I think the IP-world, if it could, would try to colonize the imaginative capacity of the spectator itself, and immobilize the spectator’s ability to ever dream “otherwise”—in short, to ever dream at all.
In Finite and Infinite Games, James P. Carse distinguishes between a finite game, which is played to be won, and an infinite game, which is played in order to continue playing. The infinite game, in a way, is the only one there is, and is even synonymous with being. The need for content in this IP-dominant era suggests that companies and creators are always hoping to keep unfurling their products, i.e., to gesture toward the infinite game so that they can keep playing. Audiences will keep watching, speculating, buying, and enjoying. I do wonder if there are some cracks in the structure, foretelling the eventual demise of IP as we know it. IP is actually a finite game that strives, poignantly, toward infinite game status.
Why is it a finite game? Well, variations and iterations don’t make something infinite. Possibilities go away; dark and empty spaces for the imagination to fill out become unavailable. When you are in control of your IP and constantly trying to say every quiet part out loud, you illuminate too much sooner or later. You take up all the resources because you have not allowed some to be left over. This unsaid surplus is why fanfic, slash fiction, etc., come into existence at all, when they read lovingly against the grain, or in expansion of it, to deliberately alter or queer IPs by doing what the originals wouldn’t or couldn’t: they’re aiming to bend the beloved world back into a shape that is usable because it allows for dreaming.
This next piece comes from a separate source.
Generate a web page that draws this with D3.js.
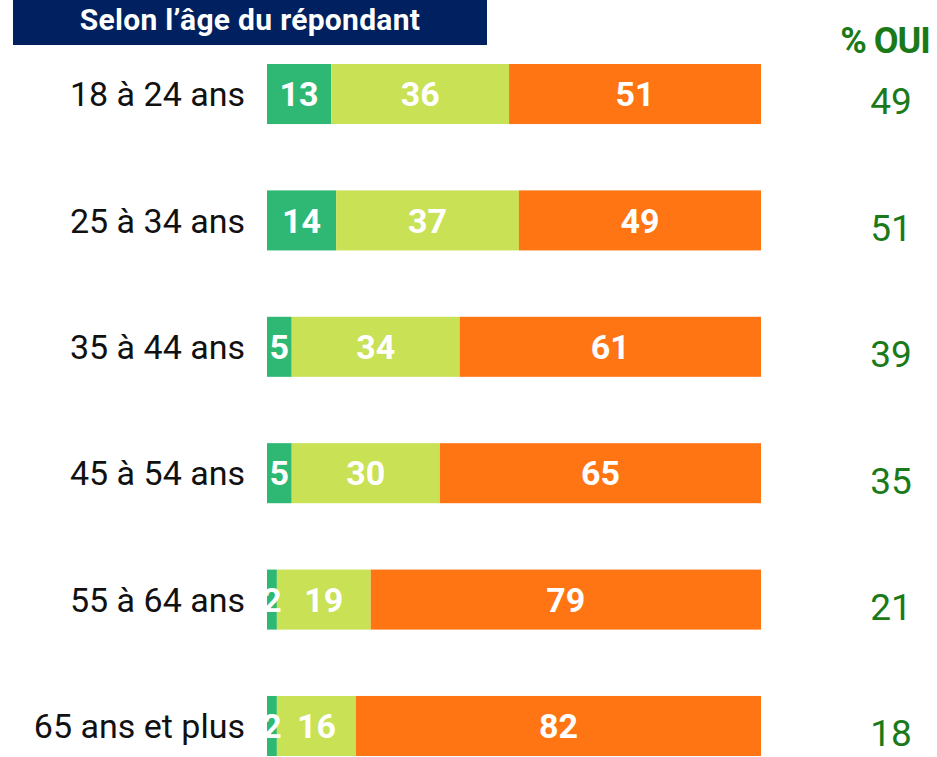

The Navigator: A Medieval Odyssey (Vincent Ward, 1988) follows a group of medieval English villagers as they attempt to cast a cross that they can erect on a church steeple, to please God and ward off the plague. When the adventurers exit the tunnels through which they’ve journeyed, they enter the twentieth century. But they assimilate this encounter into their own understanding of the world: they don’t entertain the possibility of time travel because the strangeness of cars and tall buildings is a spatial one, to them, not temporal. They’ve simply traveled to a great city and this must be what those look like. For so much of the world, over so much of history, it has seemed completely natural to people that one lived much like one’s ancestors, and later generations would live much like the present one did. Simple awareness of this orientation to time and the world seems like a significant feat of empathic imagination in contrast to the novelty-fracking we see more often today.